Belle histoire … sauf que l’expression n’est avérée que depuis 1861. Il semble qu’à l’époque où la laine de mérinos était à la mode, on ait ainsi actualisé, par jeu, l’expression plus ancienne de « laisser pisser la bête ». Utilisée avec le même sens de prendre son temps et ne rien précipiter, elle évoquait l’habitude qu’avaient les conducteurs d’attelages de laisser uriner leurs bêtes à l’arrêt, car le fait d’assouvir leurs besoins en marche pouvait leur provoquer des troubles.

Christian Rouet
Juillet 2023

Cet article a 5 commentaires

  1. Anonyme

    Bravo et merci pour vos articles passionnants.

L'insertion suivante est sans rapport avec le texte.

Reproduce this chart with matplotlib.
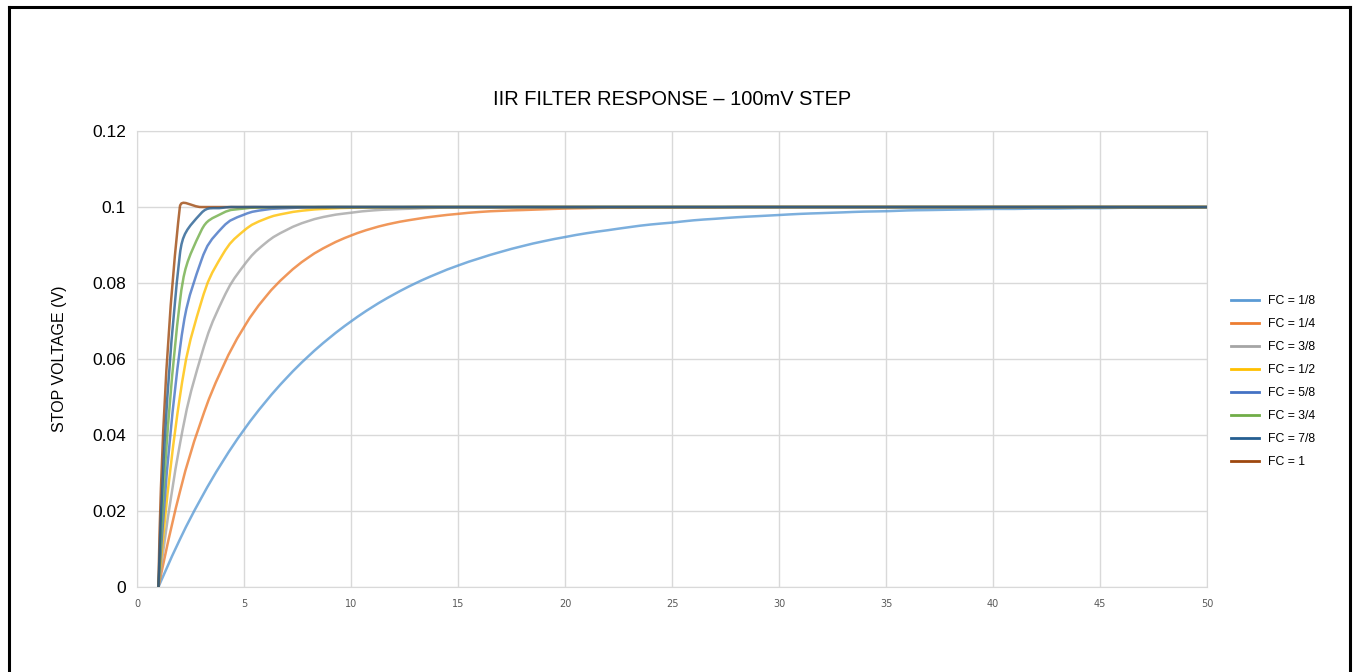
import matplotlib
matplotlib.use('Agg')
import matplotlib.pyplot as plt
import numpy as np
from matplotlib.lines import Line2D
from matplotlib.path import Path
from matplotlib.patches import PathPatch

# sample index (the steps start at 1)
x = list(range(1, 51))

fc_1_8 = [0, .0125, .0234, .0330, .0414, .0487, .0551, .0607, .0656, .0699,
          .0737, .0770, .0799, .0824, .0846, .0865, .0882, .0897, .0910, .0921,
          .0931, .0939, .0947, .0954, .0959, .0965, .0969, .0973, .0976, .0979,
          .0982, .0984, .0986, .0988, .0989, .0991, .0992, .0993, .0994, .0995,
          .0995, .0996, .0996, .0997, .0997, .0998, .0998, .0998, .0998, .0999]
fc_1_4 = [0, .0250, .0438, .0578, .0684, .0763, .0822, .0867, .0900, .0925,
          .0944, .0958, .0968, .0976, .0982, .0987, .0990, .0992, .0994, .0996,
          .0997, .0998, .0998, .0999, .0999, .0999, .0999, .1, .1, .1,
          .1, .1, .1, .1, .1, .1, .1, .1, .1, .1,
          .1, .1, .1, .1, .1, .1, .1, .1, .1, .1]
fc_3_8 = [0, .0375, .0609, .0756, .0847, .0905, .0940, .0963, .0977, .0985,
          .0991, .0994, .0996, .0998, .0999, .0999, .0999, .1, .1, .1,
          .1, .1, .1, .1, .1, .1, .1, .1, .1, .1,
          .1, .1, .1, .1, .1, .1, .1, .1, .1, .1,
          .1, .1, .1, .1, .1, .1, .1, .1, .1, .1]
fc_1_2 = [0, .0500, .0750, .0875, .0938, .0969, .0984, .0992, .0996, .0998,
          .0999, .0999, .1, .1, .1, .1, .1, .1, .1, .1,
          .1, .1, .1, .1, .1, .1, .1, .1, .1, .1,
          .1, .1, .1, .1, .1, .1, .1, .1, .1, .1,
          .1, .1, .1, .1, .1, .1, .1, .1, .1, .1]
fc_5_8 = [0, .0625, .0859, .0947, .0980, .0993, .0997, .0999, .1, .1,
          .1, .1, .1, .1, .1, .1, .1, .1, .1, .1,
          .1, .1, .1, .1, .1, .1, .1, .1, .1, .1,
          .1, .1, .1, .1, .1, .1, .1, .1, .1, .1,
          .1, .1, .1, .1, .1, .1, .1, .1, .1, .1]
fc_3_4 = [0, .0750, .0938, .0984, .0996, .0999, .1, .1, .1, .1,
          .1, .1, .1, .1, .1, .1, .1, .1, .1, .1,
          .1, .1, .1, .1, .1, .1, .1, .1, .1, .1,
          .1, .1, .1, .1, .1, .1, .1, .1, .1, .1,
          .1, .1, .1, .1, .1, .1, .1, .1, .1, .1]
fc_7_8 = [0, .0875, .0984, .0998, .1, .1, .1, .1, .1, .1,
          .1, .1, .1, .1, .1, .1, .1, .1, .1, .1,
          .1, .1, .1, .1, .1, .1, .1, .1, .1, .1,
          .1, .1, .1, .1, .1, .1, .1, .1, .1, .1,
          .1, .1, .1, .1, .1, .1, .1, .1, .1, .1]
fc_1 = [0, .1, .1, .1, .1, .1, .1, .1, .1, .1,
        .1, .1, .1, .1, .1, .1, .1, .1, .1, .1,
        .1, .1, .1, .1, .1, .1, .1, .1, .1, .1,
        .1, .1, .1, .1, .1, .1, .1, .1, .1, .1,
        .1, .1, .1, .1, .1, .1, .1, .1, .1, .1]

series = [fc_1_8, fc_1_4, fc_3_8, fc_1_2, fc_5_8, fc_3_4, fc_7_8, fc_1]
labels = ['FC = 1/8', 'FC = 1/4', 'FC = 3/8', 'FC = 1/2',
          'FC = 5/8', 'FC = 3/4', 'FC = 7/8', 'FC = 1']
colors = ['#5B9BD5', '#ED7D31', '#A5A5A5', '#FFC000',
          '#4472C4', '#70AD47', '#255E91', '#9E480E']
# the dark blue 7/8 trace shows on top along the 0.1 plateau
zorders = [2, 2.1, 2.2, 2.3, 2.4, 2.5, 2.7, 2.6]

font = ['Liberation Sans', 'DejaVu Sans']


def smooth_path(ax, xs, ys, k=0.45):
    # Excel-style "smoothed line": cubic Bezier through the data points,
    # control points worked out in screen space
    pts = ax.transData.transform(np.column_stack([xs, ys]))
    n = len(pts)
    verts = [pts[0]]
    codes = [Path.MOVETO]
    tang = []
    for i in range(n):
        a = pts[max(i - 1, 0)]
        b = pts[min(i + 1, n - 1)]
        d = b - a
        L = np.hypot(*d)
        tang.append(d / L if L > 0 else np.zeros(2))
    for i in range(n - 1):
        p0, p1 = pts[i], pts[i + 1]
        seg = np.hypot(*(p1 - p0))
        c1 = p0 + tang[i] * seg * k if i > 0 else p0
        c2 = p1 - tang[i + 1] * seg * k if i + 1 < n - 1 else p1
        verts += [c1, c2, p1]
        codes += [Path.CURVE4] * 3
    verts = ax.transData.inverted().transform(np.array(verts))
    return Path(verts, codes)


fig = plt.figure(figsize=(13.53, 6.72), dpi=100)
ax = fig.add_axes([0.1013, 0.1265, 0.7908, 0.6785])

ax.set_xlim(0, 50)
ax.set_ylim(0, 0.12)

handles = []
for ys, lab, c, z in zip(series, labels, colors, zorders):
    p = PathPatch(smooth_path(ax, x, ys), facecolor='none', edgecolor=c,
                  lw=1.8, alpha=0.8, joinstyle='round', capstyle='round',
                  zorder=z)
    ax.add_patch(p)
    handles.append(Line2D([], [], color=c, lw=2, label=lab))

ax.set_xticks(range(0, 51, 5))
ax.set_yticks([0, 0.02, 0.04, 0.06, 0.08, 0.1, 0.12])
ax.set_yticklabels(['0', '0.02', '0.04', '0.06', '0.08', '0.1', '0.12'])
ax.grid(True, color='#d9d9d9', lw=1)
ax.set_axisbelow(True)
for s in ax.spines.values():
    s.set_color('#d9d9d9')
ax.tick_params(length=0)
ax.tick_params(axis='x', labelsize=7, labelcolor='#595959', pad=9)
ax.tick_params(axis='y', labelsize=12.5, pad=8)
for t in ax.get_yticklabels():
    t.set_family(font)

ax.set_ylabel('STOP VOLTAGE (V)', fontsize=11.5, family=font, labelpad=18)
ax.set_title('IIR FILTER RESPONSE \u2013 100mV STEP', fontsize=14.4,
             family=font, pad=19)

leg = ax.legend(handles=handles, loc='center left',
                bbox_to_anchor=(1.012, 0.45), frameon=False,
                prop={'family': font, 'size': 8.8}, handlelength=2.3,
                handletextpad=0.7, labelspacing=0.9)

# black frame round the chart (no bottom edge visible)
fig.add_artist(Line2D([0.0065, 0.0065], [0, 0.990], color='black', lw=2.2))
fig.add_artist(Line2D([0.0065, 0.998], [0.990, 0.990], color='black', lw=2.2))
fig.add_artist(Line2D([0.998, 0.998], [0, 0.990], color='black', lw=2.2))

fig.savefig('out.png', dpi=100)
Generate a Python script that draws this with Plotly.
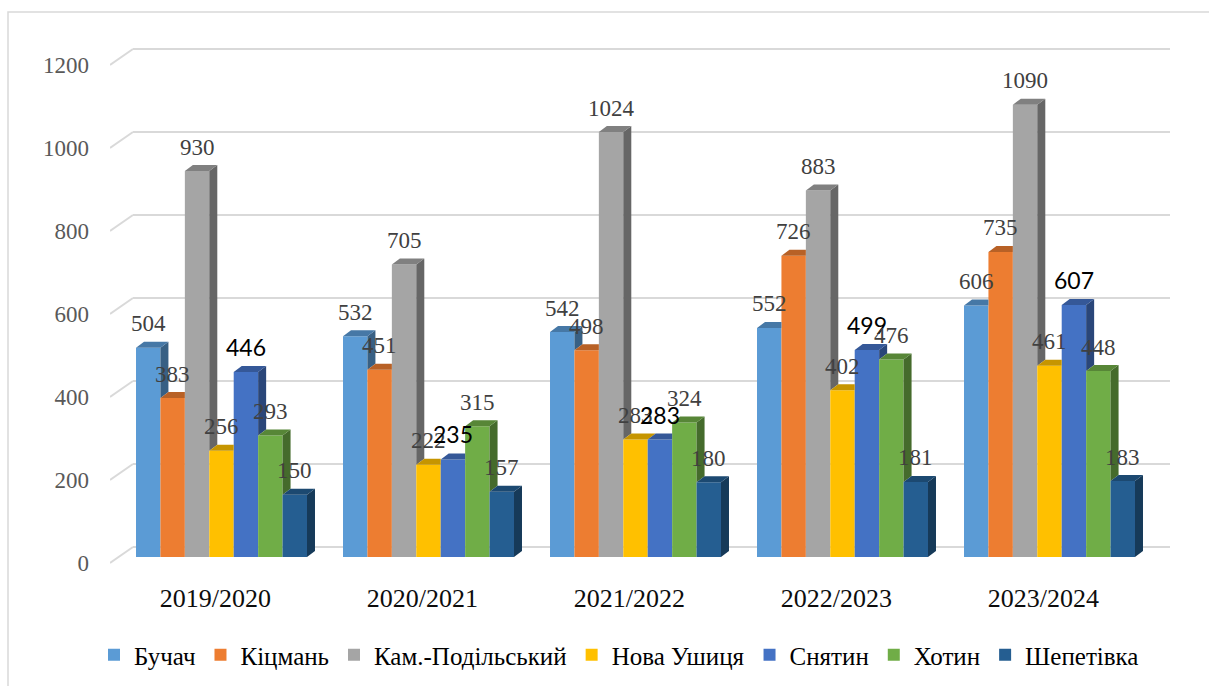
import plotly.graph_objects as go

# ---------------- data ----------------
categories = ["2019/2020", "2020/2021", "2021/2022", "2022/2023", "2023/2024"]
series_names = ["Бучач", "Кіцмань", "Кам.-Подільський", "Нова Ушиця", "Снятин", "Хотин", "Шепетівка"]
buchach = [504, 532, 542, 552, 606]
kitsman = [383, 451, 498, 726, 735]
kam_podilskyi = [930, 705, 1024, 883, 1090]
nova_ushytsia = [256, 222, 283, 402, 461]
sniatyn = [446, 235, 283, 499, 607]
khotyn = [293, 315, 324, 476, 448]
shepetivka = [150, 157, 180, 181, 183]
y_ticks = [0, 200, 400, 600, 800, 1000, 1200]

series_values = [buchach, kitsman, kam_podilskyi, nova_ushytsia, sniatyn, khotyn, shepetivka]
colors = ["#5B9BD5", "#ED7D31", "#A5A5A5", "#FFC000", "#4472C4", "#70AD47", "#255E91"]
sans_label_series = {"Снятин"}

SERIF = "Liberation Serif"
SANS = "Lato"

# ---------------- geometry (pixels) ----------------
W, H = 1209, 686
L, R, T, B = 110, 39, 40, 106
plot_w, plot_h = W - L - R, H - T - B
k_y = 0.415            # px per unit
group_px = 207.0       # px per category
x0_px = 221.5          # px of first category centre
front_base, grid_base, label_base = 557, 547, 563
bargap = 0.174
n = len(series_names)
bw = (1 - bargap) / n
dx = 8 / group_px
dy = 6 / k_y


def yrange(base):
    return [(base - (T + plot_h)) / k_y, (base - T) / k_y]


def xdata(px):
    return (px - x0_px) / group_px


def shade(hexc, f):
    h = hexc.lstrip("#")
    r, g, b = (int(h[i:i + 2], 16) for i in (0, 2, 4))
    return "#%02x%02x%02x" % (int(r * f), int(g * f), int(b * f))


x_pos = list(range(len(categories)))
fig = go.Figure()

# front faces
for name, vals, col in zip(series_names, series_values, colors):
    fig.add_trace(go.Bar(x=x_pos, y=vals, name=name, marker_color=col,
                         marker_line_width=0, hoverinfo="skip"))

# 3D side and top faces
for k, (name, vals, col) in enumerate(zip(series_names, series_values, colors)):
    sx, sy, tx, ty = [], [], [], []
    for i, v in enumerate(vals):
        xl = i + (k - n / 2) * bw
        xr = xl + bw
        nxt = series_values[k + 1][i] if k + 1 < n else 0
        if nxt < v:
            sx += [xr, xr + dx, xr + dx, xr, xr, None]
            sy += [nxt, nxt + dy, v + dy, v, nxt, None]
        right = xr + dx if nxt <= v else xr
        tx += [xl, xl + dx, right, xr, xl, None]
        ty += [v, v + dy, v + dy, v, v, None]
    fig.add_trace(go.Scatter(x=sx, y=sy, mode="lines", fill="toself", fillcolor=shade(col, 0.62),
                             line=dict(width=0), showlegend=False, hoverinfo="skip"))
    fig.add_trace(go.Scatter(x=tx, y=ty, mode="lines", fill="toself", fillcolor=shade(col, 0.78),
                             line=dict(width=0), showlegend=False, hoverinfo="skip"))

fig.add_trace(go.Scatter(x=[None], y=[None], yaxis="y2", showlegend=False, hoverinfo="skip"))
fig.add_trace(go.Scatter(x=[None], y=[None], yaxis="y3", showlegend=False, hoverinfo="skip"))

shapes = []
for v in y_ticks:
    shapes.append(dict(type="line", xref="x", yref="y2", x0=xdata(133), x1=xdata(W - R),
                       y0=v, y1=v, line=dict(color="#D9D9D9", width=2), layer="below"))
    shapes.append(dict(type="line", xref="x", yref="y2", x0=xdata(L), x1=xdata(133),
                       y0=v - 16 / k_y, y1=v, line=dict(color="#D9D9D9", width=2), layer="below"))
shapes.append(dict(type="rect", xref="paper", yref="paper",
                   x0=(8 - L) / plot_w, x1=(W + 10 - L) / plot_w,
                   y0=(T + plot_h - (H + 10)) / plot_h, y1=(T + plot_h - 12) / plot_h,
                   line=dict(color="#D9D9D9", width=1.5), fillcolor="rgba(0,0,0,0)", layer="below"))

annotations = []
for k, (name, vals) in enumerate(zip(series_names, series_values)):
    for i, v in enumerate(vals):
        xc = i + (k - (n - 1) / 2) * bw
        if name in sans_label_series:
            font = dict(family=SANS, size=23, color="#000000")
            ys = 25
        else:
            font = dict(family=SERIF, size=23, color="#404040")
            ys = 24
        annotations.append(dict(x=xc, y=v, xref="x", yref="y", text=str(v), showarrow=False,
                                yanchor="middle", xanchor="center", yshift=ys, font=font))

fig.update_layout(
    width=W, height=H,
    margin=dict(l=L, r=R, t=T, b=B, autoexpand=False),
    paper_bgcolor="white", plot_bgcolor="white",
    barmode="group", bargap=bargap, bargroupgap=0,
    shapes=shapes, annotations=annotations,
    xaxis=dict(range=[xdata(L), xdata(W - R)], tickvals=[i - 0.03 for i in x_pos], ticktext=categories,
               showgrid=False, zeroline=False, showline=False, ticks="",
               tickfont=dict(family=SERIF, size=26, color="#0D0D0D")),
    yaxis=dict(range=yrange(front_base), showgrid=False, zeroline=False, showticklabels=False, showline=False),
    yaxis2=dict(range=yrange(grid_base), overlaying="y", showgrid=False, zeroline=False,
                showticklabels=False, showline=False),
    yaxis3=dict(range=yrange(label_base), overlaying="y", side="left", showgrid=False, zeroline=False,
                showline=False, tickvals=y_ticks, ticktext=[str(t) for t in y_ticks], ticks="",
                ticklabelstandoff=20,
                tickfont=dict(family=SERIF, size=23, color="#595959")),
    legend=dict(orientation="h", x=(619 - L) / plot_w, xanchor="center",
                y=(T + plot_h - 655) / plot_h, yanchor="middle",
                font=dict(family=SERIF, size=25, color="#000000"),
                itemwidth=30, traceorder="normal"),
    showlegend=True,
)

fig.write_html("out.html", config={"displayModeBar": False},
               post_script="document.body.style.margin='0';")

Je découvre et je complète peu à peu le passé de ma ville grâce à vous. C’est ma sucrerie du samedi ! Peu à peu son histoire se construit comme un puzzle, les maisons, les places, les rues sont ses morceaux qui s’assemblent…et en trois dimensions.
    Un autre Théodore Gosselin.
    Fbw
    PS. Comment pourrais-je abonner ma femme et des amis ? Ils ont essayé. Rien !

    1. christian Rouet

      c’est trop gentil ! Pour s’abonner il suffit d’aller sur la page d’abonnement (en bas de la page d’accueil). Si vous n’y arrivez-pas (?) vous pouvez aussi m’envoyer l’adresse mail destinataire en utilisant le formulaire de contact, ou encore un message sur FaceBook

  2. HASSLER

    Une fois de plus, un article fort intéressant ! Merci pour vos publications !

  3. Anonyme

    A lire aussi le livre de Patrice Angot .l’histoire de andré Moret élève berger et maître-berger à la Bergerie Nationale de Rambouillet .d Guillaumin

    1. christian Rouet

      Certes, mais comme je l’ai indiqué, cet article est strictement limité au contexte historique et économique de l’introduction du mérinos en France. Ni l’Ecole des Bergers, ni le fonctionnement de la Bergerie, ni l’évolution récente de l’activité ovine en France ne sont abordées ici.